===== DATA

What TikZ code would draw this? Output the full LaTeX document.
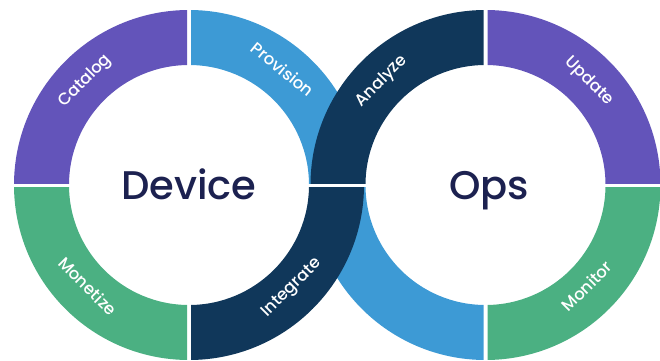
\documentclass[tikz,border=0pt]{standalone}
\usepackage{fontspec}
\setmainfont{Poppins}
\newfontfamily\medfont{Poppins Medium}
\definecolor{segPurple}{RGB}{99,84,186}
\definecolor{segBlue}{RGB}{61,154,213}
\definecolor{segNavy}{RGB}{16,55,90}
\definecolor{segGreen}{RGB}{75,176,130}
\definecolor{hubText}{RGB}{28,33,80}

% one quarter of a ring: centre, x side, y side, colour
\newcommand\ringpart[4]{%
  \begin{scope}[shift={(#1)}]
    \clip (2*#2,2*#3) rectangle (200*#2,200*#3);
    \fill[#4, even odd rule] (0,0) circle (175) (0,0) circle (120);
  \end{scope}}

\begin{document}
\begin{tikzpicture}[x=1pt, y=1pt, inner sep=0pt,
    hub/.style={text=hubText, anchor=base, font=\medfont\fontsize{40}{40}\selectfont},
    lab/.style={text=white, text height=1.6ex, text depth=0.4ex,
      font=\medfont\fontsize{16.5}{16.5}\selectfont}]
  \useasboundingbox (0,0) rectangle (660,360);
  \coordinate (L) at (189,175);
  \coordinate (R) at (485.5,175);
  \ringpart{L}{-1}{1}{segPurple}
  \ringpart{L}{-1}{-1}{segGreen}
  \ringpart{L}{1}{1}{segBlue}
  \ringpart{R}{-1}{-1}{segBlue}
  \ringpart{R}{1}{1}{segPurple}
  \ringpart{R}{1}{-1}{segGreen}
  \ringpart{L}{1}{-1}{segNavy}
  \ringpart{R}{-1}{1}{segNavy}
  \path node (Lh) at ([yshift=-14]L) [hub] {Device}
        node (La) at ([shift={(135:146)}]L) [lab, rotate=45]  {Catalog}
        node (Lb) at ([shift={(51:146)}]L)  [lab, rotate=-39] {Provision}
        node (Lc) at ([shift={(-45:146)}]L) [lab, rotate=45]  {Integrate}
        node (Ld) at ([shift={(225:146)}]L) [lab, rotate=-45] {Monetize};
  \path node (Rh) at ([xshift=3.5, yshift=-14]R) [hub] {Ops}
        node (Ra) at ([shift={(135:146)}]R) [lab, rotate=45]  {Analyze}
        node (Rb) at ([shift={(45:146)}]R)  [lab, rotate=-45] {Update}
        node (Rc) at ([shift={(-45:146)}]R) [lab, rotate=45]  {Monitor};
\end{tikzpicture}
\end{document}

==========

YOUR GOAL
Strip out the pictures and quote the remaining data word for word.

IN RESPONSE
What TikZ code would draw this? Output the full LaTeX document.
\documentclass[tikz,border=0pt]{standalone}
\usepackage{fontspec}
\setmainfont{Poppins}
\newfontfamily\medfont{Poppins Medium}
\definecolor{segPurple}{RGB}{99,84,186}
\definecolor{segBlue}{RGB}{61,154,213}
\definecolor{segNavy}{RGB}{16,55,90}
\definecolor{segGreen}{RGB}{75,176,130}
\definecolor{hubText}{RGB}{28,33,80}

% one quarter of a ring: centre, x side, y side, colour
\newcommand\ringpart[4]{%
  \begin{scope}[shift={(#1)}]
    \clip (2*#2,2*#3) rectangle (200*#2,200*#3);
    \fill[#4, even odd rule] (0,0) circle (175) (0,0) circle (120);
  \end{scope}}

\begin{document}
\begin{tikzpicture}[x=1pt, y=1pt, inner sep=0pt,
    hub/.style={text=hubText, anchor=base, font=\medfont\fontsize{40}{40}\selectfont},
    lab/.style={text=white, text height=1.6ex, text depth=0.4ex,
      font=\medfont\fontsize{16.5}{16.5}\selectfont}]
  \useasboundingbox (0,0) rectangle (660,360);
  \coordinate (L) at (189,175);
  \coordinate (R) at (485.5,175);
  \ringpart{L}{-1}{1}{segPurple}
  \ringpart{L}{-1}{-1}{segGreen}
  \ringpart{L}{1}{1}{segBlue}
  \ringpart{R}{-1}{-1}{segBlue}
  \ringpart{R}{1}{1}{segPurple}
  \ringpart{R}{1}{-1}{segGreen}
  \ringpart{L}{1}{-1}{segNavy}
  \ringpart{R}{-1}{1}{segNavy}
  \path node (Lh) at ([yshift=-14]L) [hub] {Device}
        node (La) at ([shift={(135:146)}]L) [lab, rotate=45]  {Catalog}
        node (Lb) at ([shift={(51:146)}]L)  [lab, rotate=-39] {Provision}
        node (Lc) at ([shift={(-45:146)}]L) [lab, rotate=45]  {Integrate}
        node (Ld) at ([shift={(225:146)}]L) [lab, rotate=-45] {Monetize};
  \path node (Rh) at ([xshift=3.5, yshift=-14]R) [hub] {Ops}
        node (Ra) at ([shift={(135:146)}]R) [lab, rotate=45]  {Analyze}
        node (Rb) at ([shift={(45:146)}]R)  [lab, rotate=-45] {Update}
        node (Rc) at ([shift={(-45:146)}]R) [lab, rotate=45]  {Monitor};
\end{tikzpicture}
\end{document}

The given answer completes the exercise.